С Польшей, как мы знаем, у него были более важные счеты. Спор, едва начатый и резко прерванный развязкой, отчасти зависавшей от условий, в которых он возник, привел, по-видимому, к обмену грамот; послы Сигизмунда сводили в них свои требования к четырем основным пунктам: вечный мир, уступка Северщины, помощь в приобретении шведской короны, разрешение иезуитам и прочему католическому духовенству ставить костелы в Московии.[251] Король соглашался на уступку из своих долговых притязаний. Делая вид, будто колеблется между своими прежними обязательствами и новыми обязанностями, Дмитрий предлагал иную сделку. Вместо Северщины, которую он желал сохранить, и войны со Швецией, на которую не желал давать своих войск, он предлагал денег, как будто его казна была неистощимой. Он соглашался на мир, но не желал иметь ни иезуитов, ни латинских костелов. Мы имеем основание думать, что сам автор вряд ли считал серьезными эти встречные предложения. Они, по-видимому, были представлены в середине мая; а 15-го мая царь призывал патера Савицкого и говорил ему нечто иное: он особенно желал бы видеть упреждение коллегии отцов в своей столице; ему нужны школы повсюду, и одних только иезуитов считает он способными руководить созданием таких учреждений! Приятно удивленный, патер Савицкий изливался в благодарностях; резко меняя предмет разговора, государь заговорил о своих военных приготовлениях. У него сто тысяч вооруженных людей, но он еще не знает, против кого направить их. Тотчас затем, как бы выдавая тайную мысль, он осыпал жестокими обвинениями короля Польши.[252]

При сопоставлении с другими указаниями, вывод, какой можно сделать из этого загадочного разговора, оказывается довольно определенным. Мы знаем, что ходил слух о ста тысячах флоринов, предназначенных тогда Дмитрием для польских мятежников; про набор местами лошадей, которые, по мнению занятых этим делом людей, должны служить для похода в Польшу.[253] Все это вместе взятое дает нам некоторое общее впечатление, следует думать, верное, относительно настроений Дмитрия в этот момент его краткого и драматического поприща. Так естественно мог подсказаться ему подобный план. Он так хорошо подходил к политическим преданиям страны, темпераменту молодого монарха, его прошлому и требованиям его положения. Если бы только удалось его исполнить, он бы обеспечил Дмитрию широкую популярность, сохранив для него все выгоды от полезных связей, заключенных в Польше, и освободил бы его от тех из них, которые в Москве становились очень вредными для бывшего протеже Сигизмунда и иезуитов.

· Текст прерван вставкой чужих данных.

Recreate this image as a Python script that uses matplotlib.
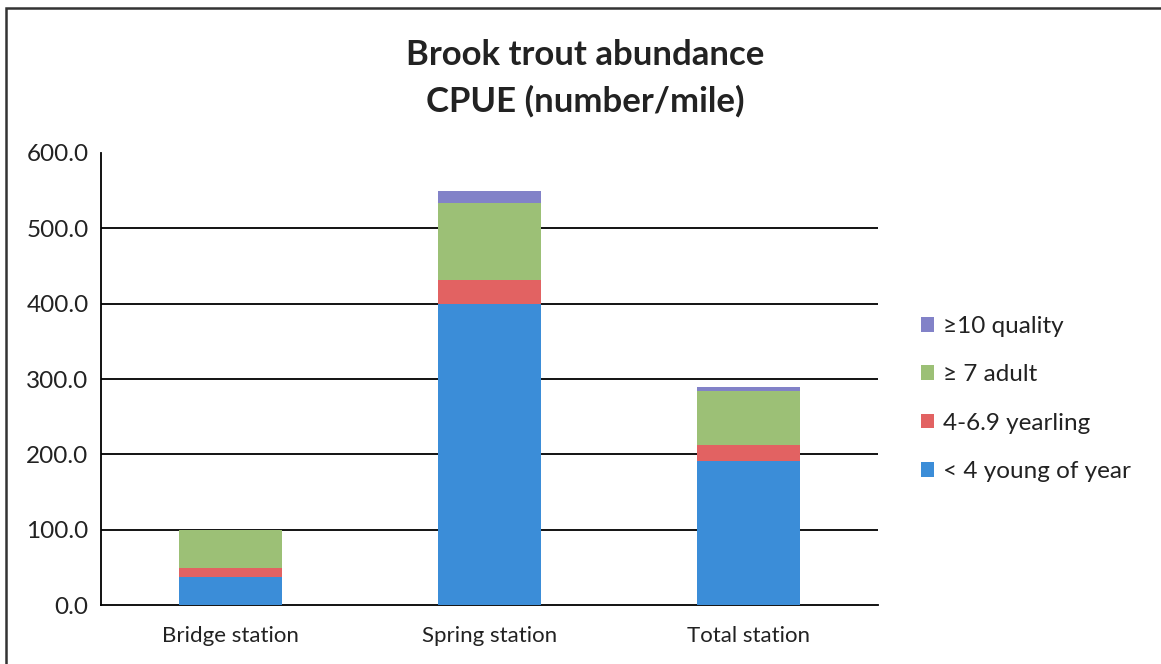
import matplotlib
matplotlib.use("Agg")
import matplotlib.pyplot as plt
from matplotlib.patches import Rectangle
import numpy as np

plt.rcParams['font.family'] = ['Lato', 'DejaVu Sans']

categories = ["Bridge station", "Spring station", "Total station"]
young = [37, 399, 191]
yearling = [12, 33, 21]
adult = [51, 101, 72]
quality = [0, 16, 6]

series_labels = ["< 4 young of year", "4-6.9 yearling", "\u2265 7 adult", "\u226510 quality"]
colors = ["#3b8dd8", "#e26262", "#9cc076", "#8282c8"]
yticks = [0, 100, 200, 300, 400, 500, 600]

W, H = 1161, 664
fig = plt.figure(figsize=(W / 100, H / 100), dpi=100)
ax = fig.add_axes([101 / W, 1 - 605 / H, (878 - 101) / W, (605 - 153) / H])

x = np.arange(len(categories))
bottom = np.zeros(len(categories))
handles = []
for vals, lab, col in zip([young, yearling, adult, quality], series_labels, colors):
    b = ax.bar(x, vals, width=0.4, bottom=bottom, color=col, label=lab, zorder=3)
    handles.append(b)
    bottom += np.array(vals)

ax.set_xlim(-0.5, len(categories) - 0.5)
ax.set_ylim(0, 600)
ax.set_yticks(yticks)
ax.set_yticklabels([f"{v:.1f}" for v in yticks], fontsize=17.5, color="#222222")
ax.set_xticks(x)
ax.set_xticklabels(categories, fontsize=16, color="#222222")
ax.tick_params(axis='y', length=0, pad=9)
ax.tick_params(axis='x', length=0, pad=15)
for v in yticks[1:-1]:
    ax.axhline(v, color="black", linewidth=1.3, zorder=0)
for s in ["top", "right"]:
    ax.spines[s].set_visible(False)
ax.spines["left"].set_linewidth(1.3)
ax.spines["bottom"].set_linewidth(1.3)

fig.text(585 / W, 1 - 55 / H, "Brook trout abundance", ha="center", va="center",
         fontsize=25, fontweight="bold", color="#222222")
fig.text(585 / W, 1 - 101 / H, "CPUE (number/mile)", ha="center", va="center",
         fontsize=25, fontweight="bold", color="#222222")

leg = fig.legend(handles[::-1], series_labels[::-1], loc="center left",
                 bbox_to_anchor=(899 / W, 1 - 399 / H), frameon=False, fontsize=17.5,
                 handlelength=0.55, handleheight=0.55, handletextpad=0.35, labelspacing=1.12)
for t in leg.get_texts():
    t.set_color("#222222")

fig.patches.append(Rectangle((6 / W, -0.01), 1.0, 1 - 8 / H + 0.01, transform=fig.transFigure,
                             fill=False, edgecolor="#333333", linewidth=1.8))

fig.savefig("out.png", dpi=100)
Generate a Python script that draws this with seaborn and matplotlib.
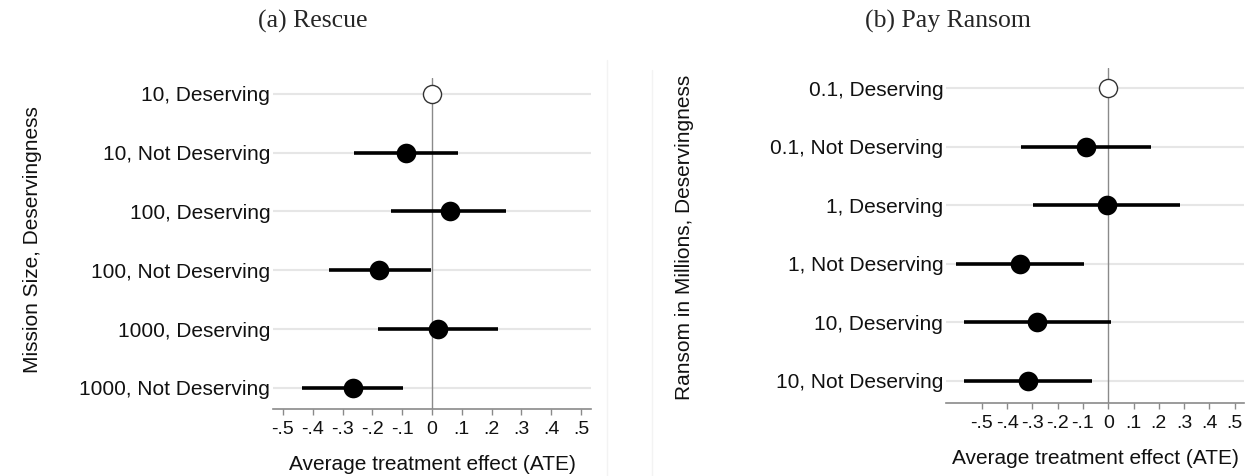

Вероятно, он именно так желал и думал; но его мысль, воля, ум с трудом высвобождались из вихря стремлений и интересов, где прошлое и настоящее спорили из-за его призрачного счастья; из того смятения, в которое было всецело погружено его внутреннее существо. Скупая судьба предоставила ему так мало времени, чтобы сосредоточиться! Прибавим, что среди известий, которые мы имеем о его жизни и делах, самые полные и точные относятся ко времени его женитьбы, тех дней, когда его физиономия особенно отличалась от повседневной. Он появляется тогда в полном расцвете своей брызжущей избытком сил личности, в состоянии физического и духовного кипения, которое не могло быть обычным. Он, несомненно, отравлен, опьянен радостью и гордостью. Он в припадке мании величия. Он выставляет себя великим полководцем и мудрым политиком. Он Цезарь, и завтра будет Александром. Как та чертовщина из золоченой бронзы, которую он поставил перед новыми дворцами, самохвальство вытекало из того же разлива показного великолепия, пышности, приподнятости. Время и раздумье привели бы, конечно, собеседника патера Савицкого к более ясному сознанию действительности. Но времени, увы, ему не хватило! Через два дня после приведенной беседы Дмитрия не стало.